From 2020 to 2023 I was the Associate Dean of Research of Monash Science. Basically that means I was the champion of all scientific discoveries coming out of Monash Science for three years, and an advocate for research across all of Monash. I got to learn about all the amazing things happening in Science right now!
For example, there are Monash chemists who are developing new sources for clean energy. Monash physicists are progressing quantum computers, and astrophysicists are learning how stars form and explode. In earth, atmosphere, and environmental science, Monash is leading a team across all of Australia to model weather of our changing planet. In maths, we are calculating the mathematics of heartbeats and disease spread, in addition to the 4-dimensional knotted surfaces that you now know all about. In biological sciences, they are tracking birds and plants, and learning tools for staving off extinction. And that is just Science! Engineering, medicine, pharmacy, economics, business, arts -- we are making huge rapid knowledge advances.
This is an amazing time to be young, stepping into a future of so much possibility!
This is also a frightening time to be young. There are social, geopolitical, and environmental challenges that we are facing that are bigger than what one person can tackle alone. We need people with us. We need to support each other, to support all the good that needs to be done.
It is so easy to tear down. But instead, build up.
As you develop your unique talents, help others develop theirs. Work with them.
I am currently the President of the Australian Mathematical Society. In that role, I attended a meeting a few months ago in which Distinguished Professor Ian Chubb, who was Australia's Chief Scientist from 2011 to 2016, gave a presentation. He shared concerns that many people didn't understand the breadth and depth and good that science can do, especially in tandem with others from the social sciences, arts, law, etc. Science is being devalued.
I raised my hand and asked, what can I do? What can we do? The Australian Mathematical Society has over 1000 members, who have all signed up because they love maths and want to help. What can we do?
His response, in my words, was: Never pass up an opportunity to lift science, to promote science.

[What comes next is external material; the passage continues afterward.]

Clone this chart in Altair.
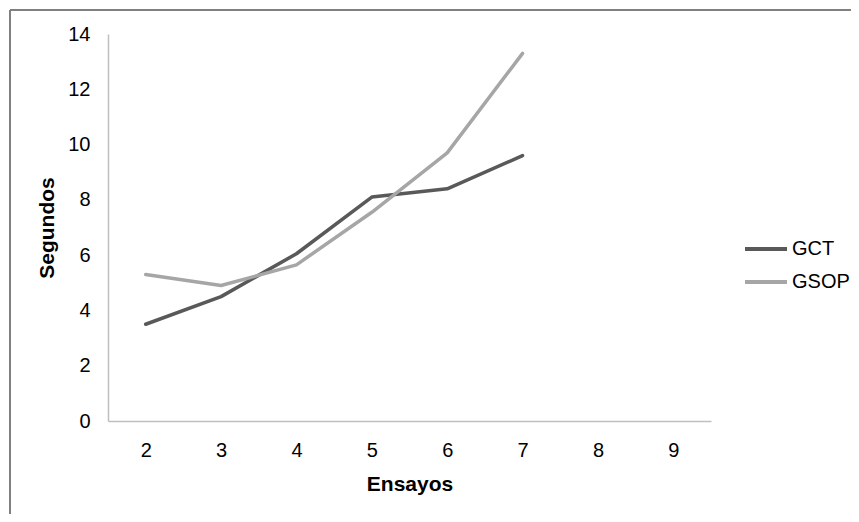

Lift science. Lift others. When you find yourself with unique tools to solve the world's challenges, help others to see and solve them with you.
Advice number three: Get back up again.
You will fail. It will hurt.
Tonight is a night of well-deserved celebration. We are celebrating your wonderful accomplishments and your success. But you will not be successful if you do not fail.
I'm a pretty fancy person -- Associate Dean Research, President of the Australian Mathematical Society. But I fail all the time. Grant denied. Paper rejected. Team member doesn't get the job -- my people fail too, and it hurts. Parents -- you know what I mean. You watch your child work so hard for something that doesn't come through, and it hurts, sometimes more than your own failure.
On the same note, but slightly different story, a couple of weeks ago I took the bus from the Huntingdale station to Monash. As I stepped off the bus, I tripped, and fell. I watched myself keep falling, almost in slow motion, superman style, until I was sprawled across the bus stop, hundreds of people watching. I was mortified. I really wanted to roll back into the bus and go home. But of course I didn't. I had to get up, dust myself off, and go be fancy again.
When you fail, grieve, but then dust yourself off, look back to see if there is something to change, and then move forward again.
It is the end of the semester. I am cleaning out my office. I have recently recycled stacks of failed calculations. I have been trying to understand a certain problem, and it looks like finally, we do have some answers. But there is nothing like a physical stack of failure to help you realise how important failure is to achievement.
Get up again.
In summary, first, develop your unique talents, and have the courage to use them.
Second, lift others. Lift science. Work with people.
Third, get back up again when you fail.
You have an amazing future in front of you -- with challenges -- but opportunities the world has never seen. I wish you all the best in an amazing future.